The sellers can of course just add it to the price?
Amazon.ca also added C$20 to the price of Prime (from C$79 to C$99), I’m paid up until next Feb.
We (Halifax Metro) now have our own Amazon warehouse complete with a fleet of Amazon’s own trucks. The contractor that used to deliver always had a pretty good estimate as to when he would be at our door, now all we get is “Out for Delivery, Arriving before 10pm today”.
Well that makes a lot of mom and pops on Amazon unprofitable.
https://mattstoller.substack.com/p/amazon-primes-free-shippi… Shipping and logistics is extremely expensive, far more than the membership fees charged by Prime; Amazon spent $37.9 billion on shipping costs in 2019, and much more in 2020. No matter how amazing your logistics operation,you can’t just offer free shipping to customers without having someone pay for it. Amazon found its solution in the relationship between Prime and Marketplace. It forced third party sellers to de facto pay for its shipping costs,by charging them commissions that reach as high as 45%, according to Racine, merely to access Amazon customers.

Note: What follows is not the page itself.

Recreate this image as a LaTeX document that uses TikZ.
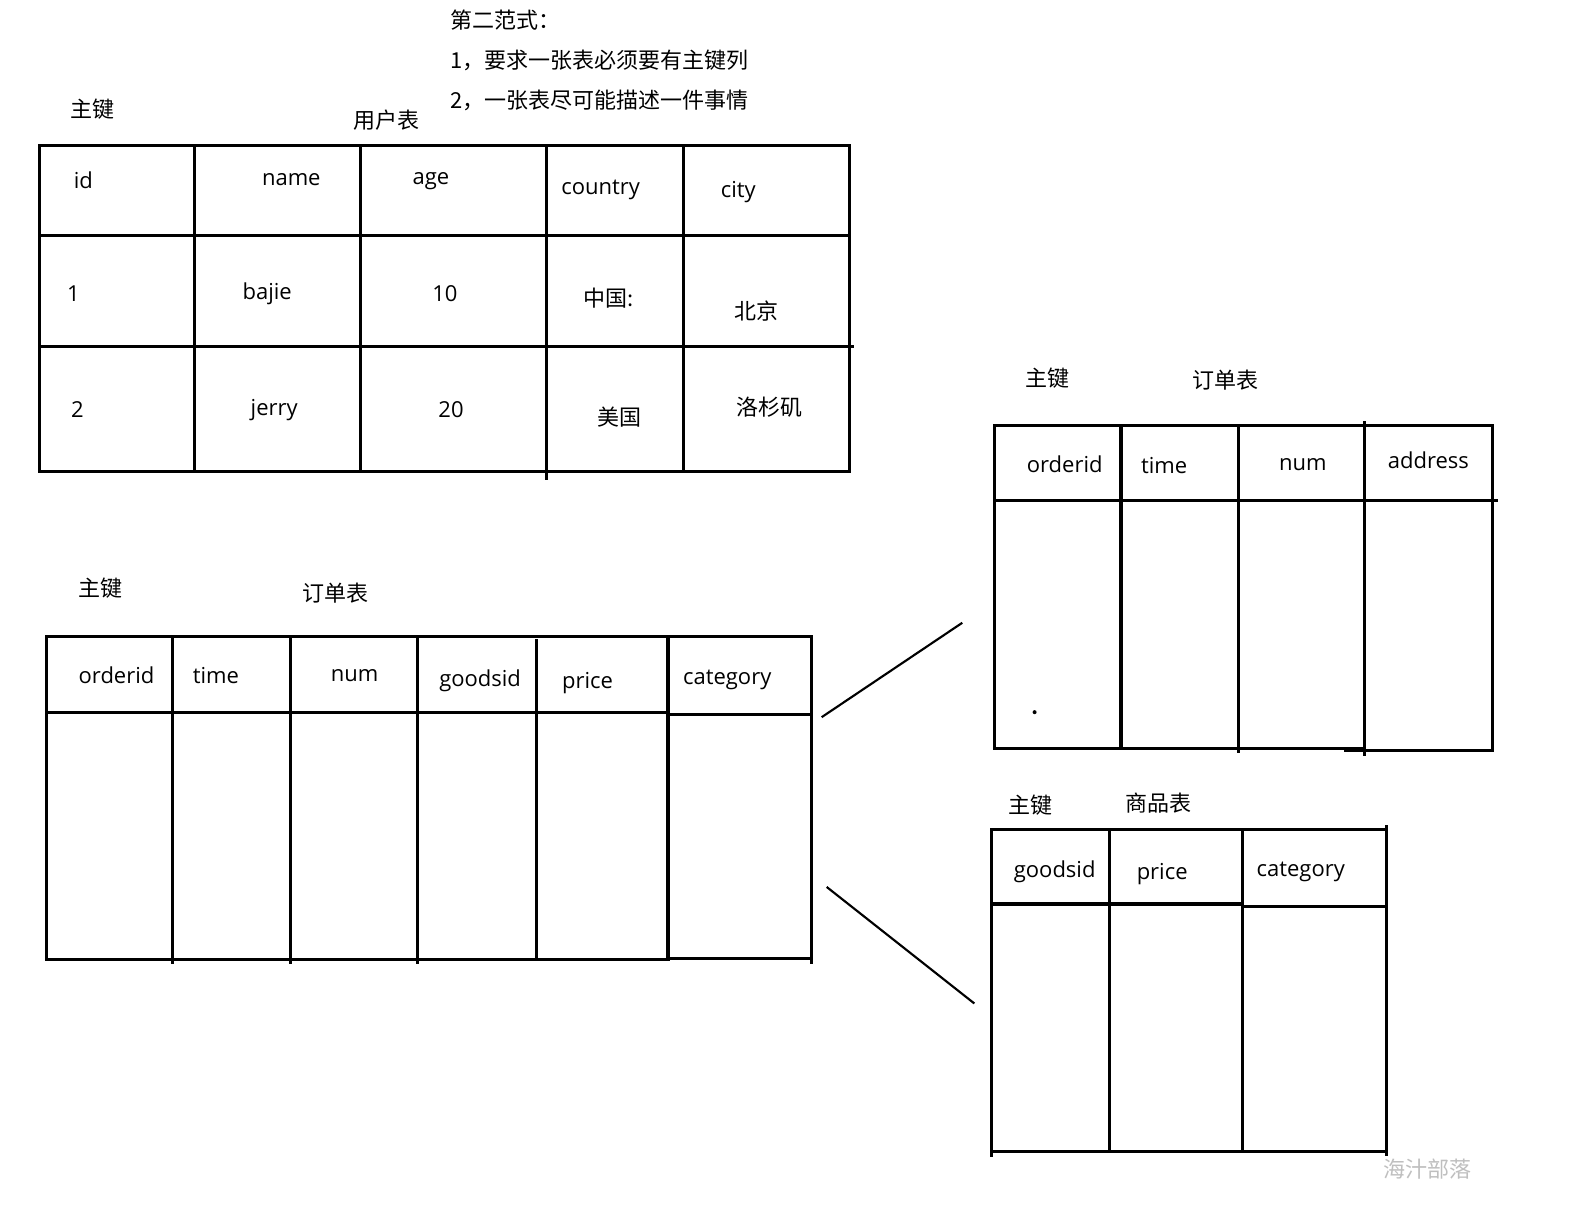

(A brief word on numbers. The Institute for Local Self-Reliance found a slightly different number for Amazon’s seller charges, 30% for FBA plus 5-10% for seller fees, while agreeing with Racine on significant price hikes from 2014-2020, what is known as ‘recoupment’ in predatory pricing cases. Another firm calculated the amount paid to Amazon at 27% for an average seller in 2019, and found that number had jumped 42% over five years. One reason we don’t know the actual number Amazon charges third party sellers is because Amazon is hiding this data from investors and fighting the SEC to do so.)
Once enough third parties leave Amazon, the free shipping likely ends.
Amazon.ca also added C$20 to the price of Prime (from C$79 to C$99)
Here Prime went from $99 to $119 and now going to $139 in July. We are considering not renewing. We’ve been watching less and less Prime TV, which had been the excuse for paying the fee.